Rupee Cost Averaging, Compounding

Predictable income, potential tax efficiency


The Grand Finale: Can You Use Them Together?


YES, ABSOLUTELY! And this is where things get really exciting for your financial future.

Many smart investors use SIP and SWP in different phases of their lives:

  • The "Grow My Money" Phase (SIP Rules!): During your working years, you're diligently running those SIPs. You're building a substantial nest egg, letting compounding work its magic for retirement, your child's education, or that big dream purchase.

  • The "Enjoy My Money" Phase (SWP Takes Over!): Once you hit your goal (like retirement!), you can stop your SIPs. Now, you pivot to an SWP, systematically withdrawing a portion of your accumulated wealth to cover your living expenses, while the remaining corpus stays invested and continues to grow!

You might even hear about Systematic Transfer Plans (STPs), which blend a bit of both – for example, moving money from a safer fund to an equity fund over time.


The Bottom Line


SIP and SWP are incredibly powerful tools in the mutual fund universe. SIP is your tireless worker, diligently building your wealth over time. SWP is your smart income generator, helping you enjoy that wealth without constantly dipping into your principal.

Understanding when and how to use these "twins" effectively can make a huge difference in achieving your financial independence and enjoying a secure future. So, go ahead, embrace the power of SIPs and SWPs – your wallet will thank you!



Disclaimer:

  • Mutual fund investments are subject to market risks. Please read all scheme-related documents carefully before investing.

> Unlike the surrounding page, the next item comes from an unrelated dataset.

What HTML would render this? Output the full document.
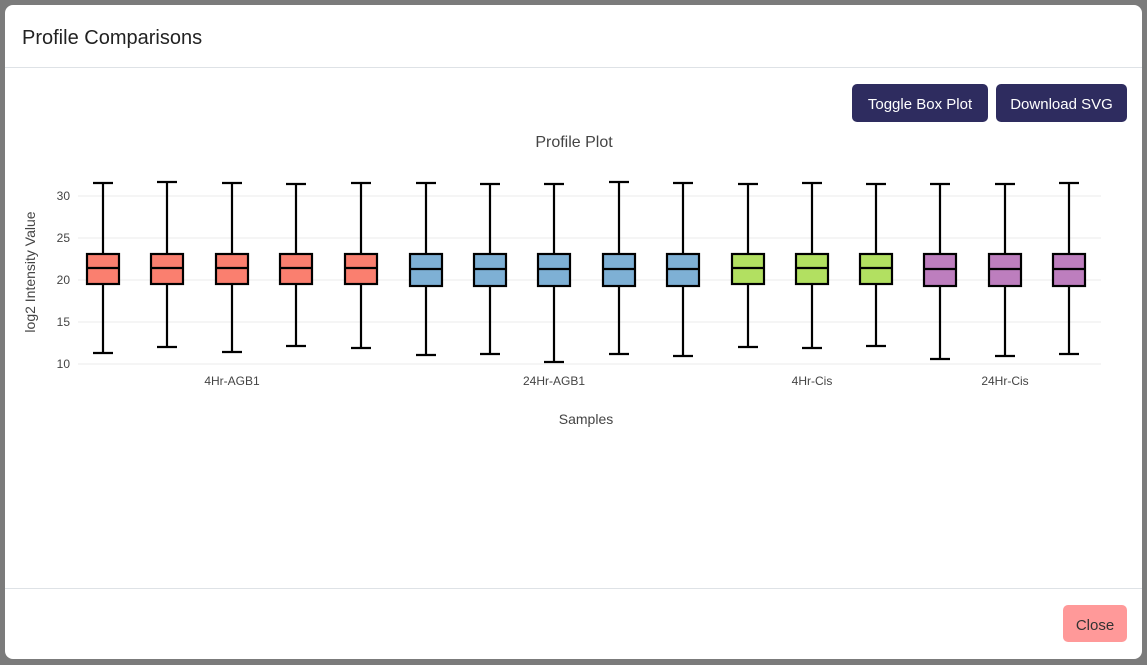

  • The information provided in this blog post is for general informational purposes only and does not constitute financial, investment, tax, or legal advice. It is recommended to consult with a qualified financial advisor to discuss your specific financial situation and investment goals before making any investment decisions.

  • Past performance is not indicative of future results. Tax laws are subject to change.